Hello, Moms, I want to bring your attention to a serious issue. It’s sad but true: Our beautiful breastfed babies are not immune to dental decay. I have personal experience with this and have done some research that I’d like to share.
Here’s the gist of it: One of the most reputable and commonly-cited studies published in the 2007 American Association of Pediatrics Journal (Iida H,Auinger P, Billings RJ, Weitzman M.) concludes that while there is no increased incidence of tooth decay with breastfed babies over formula (I think we knew that), infant tooth decay is still extremely prevalent: this study found that between 20% - 30% of breastfed children had some kind of dental decay by the time they were toddlers. That's a little daunting. A couple other studies have turned up a similar statistic, but many of them seem to have poor controls and dubious methodology.
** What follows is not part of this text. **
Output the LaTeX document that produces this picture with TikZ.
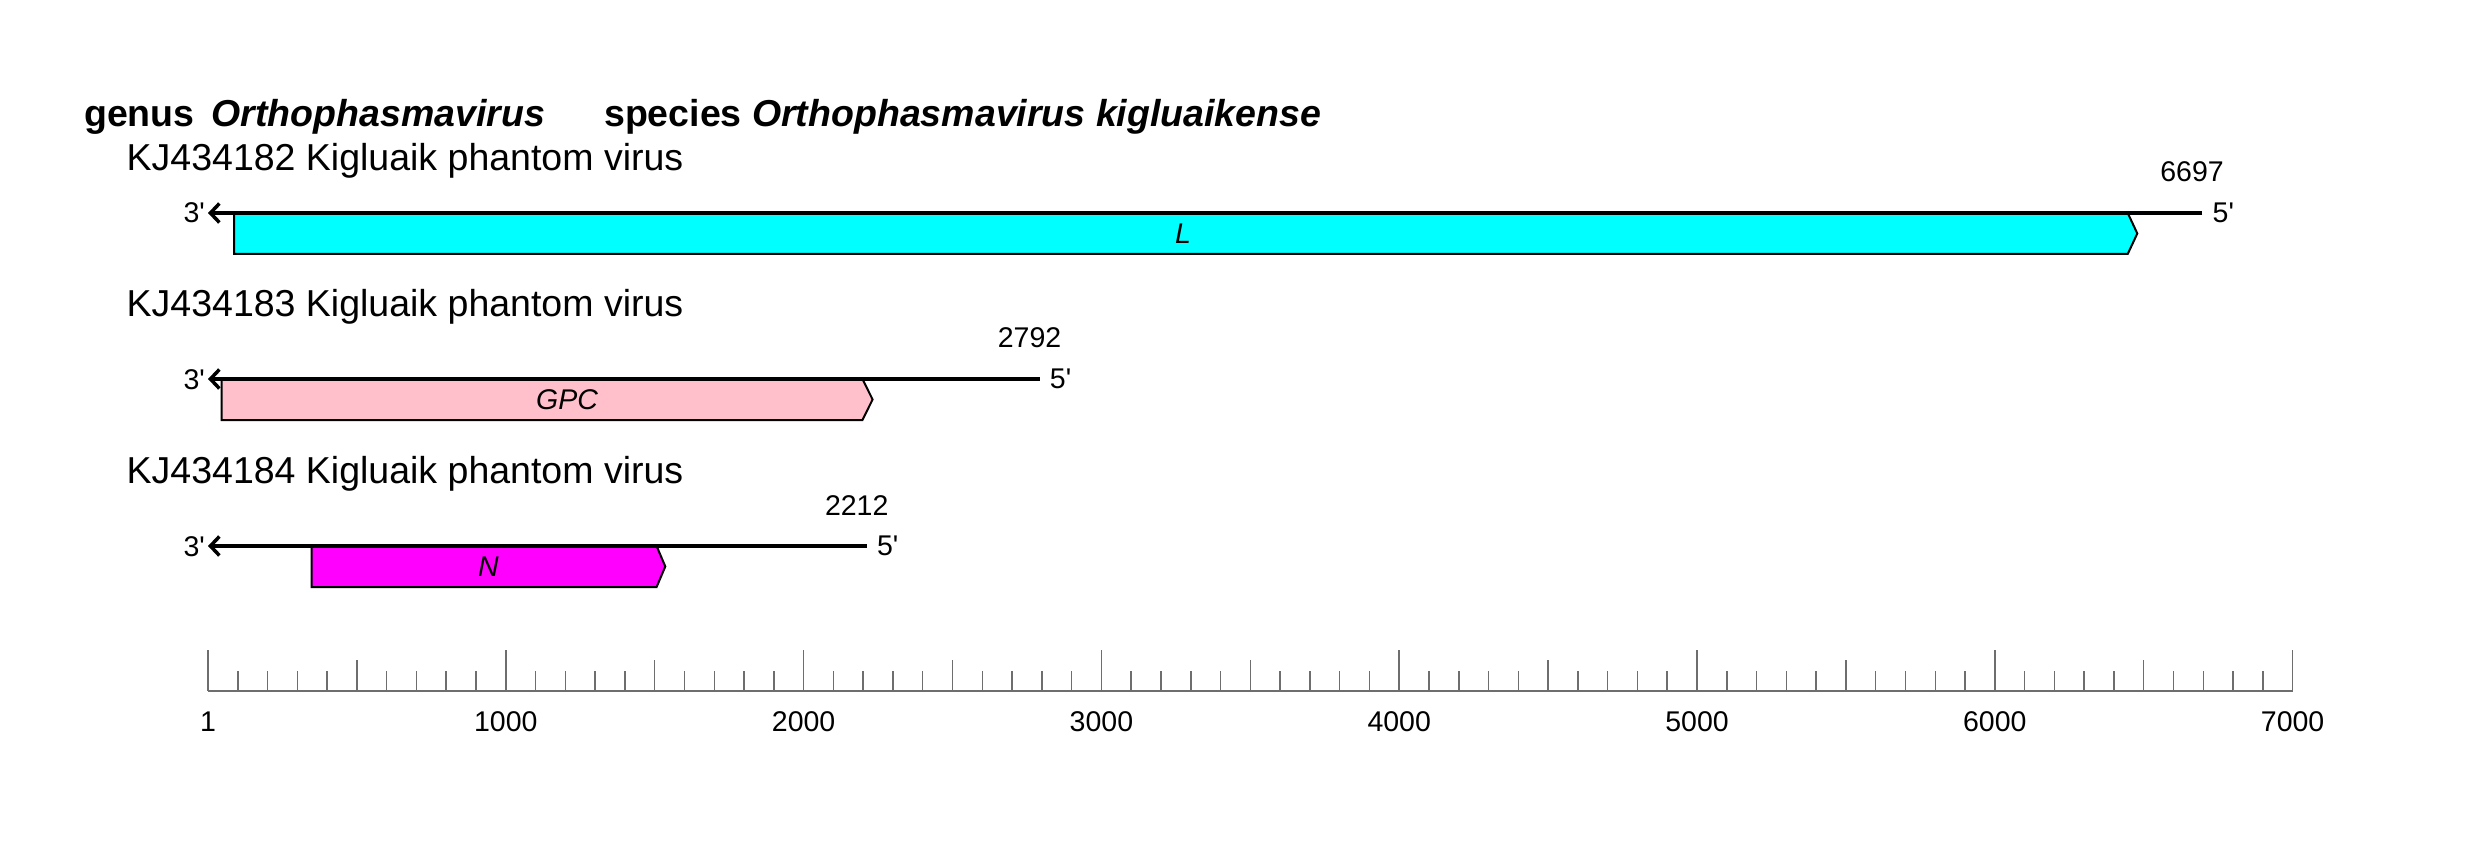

But still, if studies continue to bear this out, it is huge.
We know it irks us breastfeeding moms to no end when we are bombarded by media saying that on-demand feeding and night feeding causes dental decay - why should this be the case when this is the natural and normal way to feed our children? Surely all children through history did not have their baby teeth rotting out, right? (Drs Palmer, B and Torney, H). That would be, as Dr. Brian Palmer puts it, “evolutionary suicide.” Studies on frequency of feeding and night feeding have had mixed results. But as near as a historical perspective can show, this seems to be a modern problem. So where is it coming from? Different diets for moms and kids? Different tooth structure? Super-bacteria? Research is not showing any answers yet.
However, we need to try to put aside our annoyance and accept that regardless of the natural and historical perspective, the problem absolutely does exist here and now. My own personal experience reinforces this. My son had to have all his upper teeth capped at 18 months due to severe early dental decay. He didn’t eat sugary foods or juice, he was just a free and frequent round-the-clock nurser. Two other regulars in my breastfeeding group had four children between them (all older, aged 3 - 7 years) with virtually identical nutrition and nursing patterns and no dental decay.
I’m certainly not saying don’t feed on-demand, or night-feed! I'm saying check and clean your child’s teeth as often as possible and get them to a dentist before age one - in case you're one of the unlucky ones, like me. I actually spotted the buildup on my child’s teeth at about 7 months, but our pediatrician said it was nothing to worry about. He was wrong. Monitoring and cleaning teeth is really pretty easy, and doesn’t have to interfere in a natural breastfeeding lifestyle. Maybe we can’t manage the level of perfection that our dentists recommend, but we should do whatever we can. Risk factors to watch for may include early tooth eruption, very frequent nursing, family history of tooth decay, and lack of fluoridated water - although that last one is a matter for much debate, too.
The point is, all you have to do is check and clean as much as you can – a good close watch on those first erupting teeth may help to catch a problem before it gets out of control.
If you want more information that is as open and unbiased as possible, please check out the Kelly Mom website or the National Institute of Health (nih.gov).